On September 28, 1991 several explorers went to explore a possible lead beyond the "Silent Expressway", in the southwest corner of the cave. This trip involves a 4 hour squirm from the entrance with many tight and nasty crawls. During their exploration they found a passage off the "Looney Tubes" that led to a sharp squeeze named "Les Miserables". This led to a huge passage, named "Southern Comfort", 600 feet [200 m] long, 50-100 feet [15-30 m] wide, and 30 feet [10 m] tall. These passages went 650 feet [220 m] further south than any other passage in Wind Cave! Wind Cave is no longer square! New discoveries were made in this room including a new form of boxwork.
Newly explored passages harbor the untouched beauty of the unique and delicate formations that decorate them. During one exploration trip an exciting formation was recorded in a report. "It is a helictite bush that if not the biggest ever seen by man has to be a close second.

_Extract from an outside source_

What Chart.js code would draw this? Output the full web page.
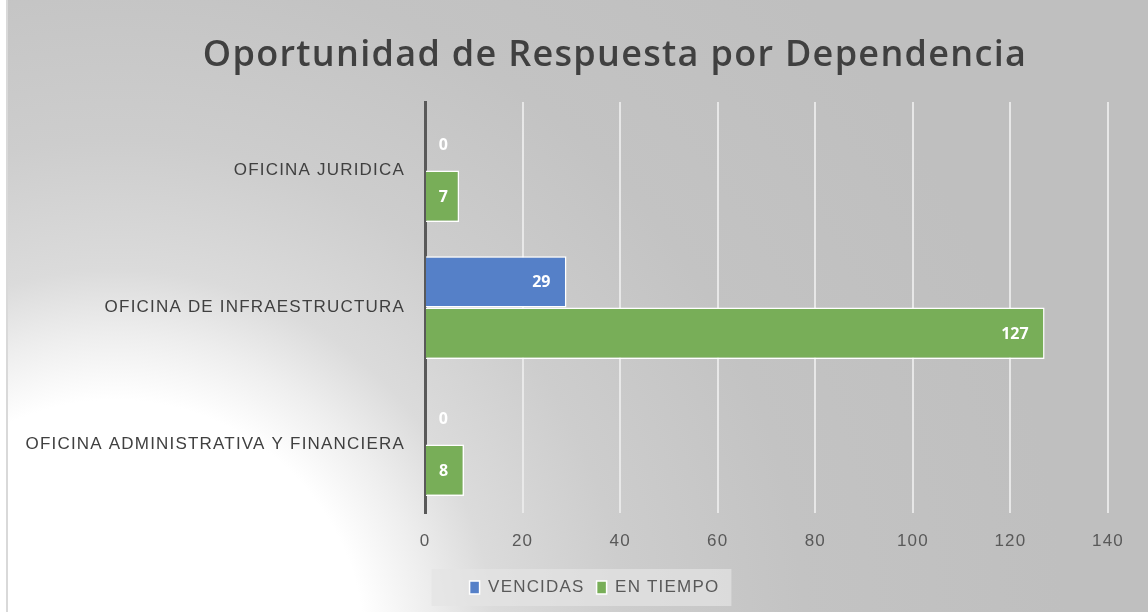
<!DOCTYPE html>
<html>
<head>
<meta charset="utf-8">
<script src="https://cdn.jsdelivr.net/npm/chart.js@4.4.1/dist/chart.umd.min.js"></script>
<style>
  html, body { margin: 0; padding: 0; background: #fff; }
  #wrap { width: 1148px; height: 612px; position: relative; }
</style>
</head>
<body>
<div id="wrap"><canvas id="respuesta" width="1148" height="612"></canvas></div>
<script>
var categories = ['OFICINA JURIDICA', 'OFICINA DE INFRAESTRUCTURA', 'OFICINA ADMINISTRATIVA Y FINANCIERA'];
var vencidas = [0, 29, 0];
var enTiempo = [7, 127, 8];
var xTicks = [0, 20, 40, 60, 80, 100, 120, 140];
var titleText = 'Oportunidad de Respuesta por Dependencia';

// espaciado de letras parecido al de Excel
var espaciado = {
    id: 'espaciado',
    beforeUpdate: function (chart) { chart.ctx.letterSpacing = '1.2px'; },
    beforeDraw: function (chart) { chart.ctx.letterSpacing = '1.2px'; },
    afterLayout: function (chart) {
        // la leyenda va un poco a la derecha, como en el original
        chart.legend.left += 38;
        chart.legend.right += 38;
    }
};

// fondo con degradado radial como el de Excel
var fondo = {
    id: 'fondo',
    beforeDraw: function (chart) {
        var c = chart.ctx;
        c.save();
        c.fillStyle = '#ffffff';
        c.fillRect(0, 0, chart.width, chart.height);
        var g = c.createRadialGradient(115, 650, 0, 115, 650, 950);
        g.addColorStop(0, '#ffffff');
        g.addColorStop(250 / 950, '#ffffff');
        g.addColorStop(315 / 950, '#eeeeee');
        g.addColorStop(380 / 950, '#dbdbdb');
        g.addColorStop(510 / 950, '#cdcdcd');
        g.addColorStop(690 / 950, '#c3c3c3');
        g.addColorStop(1, '#bfbfbf');
        c.fillStyle = g;
        c.fillRect(6, 0, chart.width - 6, chart.height);
        c.fillStyle = '#d9d9d9';
        c.fillRect(6, 0, 2, chart.height);
        // caja de la leyenda
        var boxes = chart.legend.legendHitBoxes;
        if (boxes && boxes.length) {
            var first = boxes[0], last = boxes[boxes.length - 1];
            c.fillStyle = 'rgba(228,228,228,0.7)';
            c.fillRect(first.left - 38, first.top - 10, last.left + last.width - first.left + 50, first.height + 20);
        }
        c.restore();
    }
};

// titulo
var titulo = {
    id: 'titulo',
    afterDraw: function (chart) {
        var c = chart.ctx;
        c.save();
        c.letterSpacing = '1.3px';
        c.font = '600 36px "Open Sans"';
        c.fillStyle = '#404040';
        c.textAlign = 'center';
        c.textBaseline = 'alphabetic';
        c.fillText(titleText, 615, 66);
        c.restore();
    }
};

// etiquetas de datos dentro del extremo de la barra
var etiquetas = {
    id: 'etiquetas',
    afterDatasetsDraw: function (chart) {
        var c = chart.ctx;
        var x0 = chart.scales.x.getPixelForValue(0);
        c.save();
        c.letterSpacing = '0px';
        c.font = 'bold 16px "Open Sans"';
        c.fillStyle = '#ffffff';
        c.textAlign = 'right';
        c.textBaseline = 'middle';
        chart.data.datasets.forEach(function (ds, i) {
            chart.getDatasetMeta(i).data.forEach(function (bar, j) {
                var tx = Math.max(bar.x - 16, x0 + 23);
                c.fillText(String(ds.data[j]), tx, bar.y + 1);
            });
        });
        c.restore();
    }
};

var ctx = document.getElementById('respuesta').getContext('2d');
var respuesta = new Chart(ctx, {
    type: 'bar',
    data: {
        labels: categories,
        datasets: [{
                label: 'VENCIDAS',
                data: vencidas,
                backgroundColor: '#5580c8',
                borderColor: '#ffffff',
                borderWidth: 1.5,
                categoryPercentage: 0.75,
                barPercentage: 1
            }, {
                label: 'EN TIEMPO',
                data: enTiempo,
                backgroundColor: '#78ae58',
                borderColor: '#ffffff',
                borderWidth: 1.5,
                categoryPercentage: 0.75,
                barPercentage: 1
            }]
    },
    options: {
        indexAxis: 'y',
        responsive: false,
        animation: false,
        layout: {
            padding: { top: 102, left: 5, right: 40, bottom: 6 }
        },
        scales: {
            x: {
                min: 0,
                max: 140,
                afterBuildTicks: function (scale) {
                    scale.ticks = xTicks.map(function (v) { return { value: v }; });
                },
                afterFit: function (scale) { scale.height = 54; },
                grid: { color: 'rgba(235,235,235,0.9)', lineWidth: 2, drawTicks: false },
                border: { display: false },
                ticks: { color: '#595959', font: { family: 'Liberation Sans', size: 17 }, padding: 18 }
            },
            y: {
                afterFit: function (scale) { scale.width = 420; },
                grid: { display: false },
                border: { display: true, color: '#595959', width: 3 },
                ticks: { color: '#404040', font: { family: 'Liberation Sans', size: 17 }, padding: 12 }
            }
        },
        plugins: {
            legend: {
                position: 'bottom',
                labels: {
                    color: '#595959',
                    font: { family: 'Liberation Sans', size: 17 },
                    boxWidth: 10,
                    boxHeight: 13,
                    padding: 12
                }
            },
            tooltip: { enabled: false }
        }
    },
    plugins: [espaciado, fondo, titulo, etiquetas]
});
</script>
</body>
</html>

The bush starts near the ceiling and continues behind a rock and then down to the floor. The total height is about six feet, the width being about three feet, and it is about two feet thick." The formation was named Emperor Maximus I.
Through the years of exploration many discoveries have been made. In the historic sections of the cave remnants of the past, such as the Chicago Tribune newspaper from 1892, can be found intact in the protected cave environment. Skeletons of rats, bats and birds have been found in the cave as well.
The first report of exploration in Wind Cave was in the fall of 1881. Black Hills pioneer Frank Herbert said he was "talking with Charles Crary in Custer [and] he told me about hole in the ground where the wind came out screeching ... he had been in there and explored it some and left a ball of string unstrung along its route." After this several people managed to squeeze through the natural entrance to enter Wind Cave.
In 1959 exploration trips conducted by the National Speleological Society, a group devoted to the exploration, study and protection of caves, resulted in new passages being mapped within the vicinity of the tour routes. Their explorations renewed interest in exploring and studying the unique passages of Wind Cave.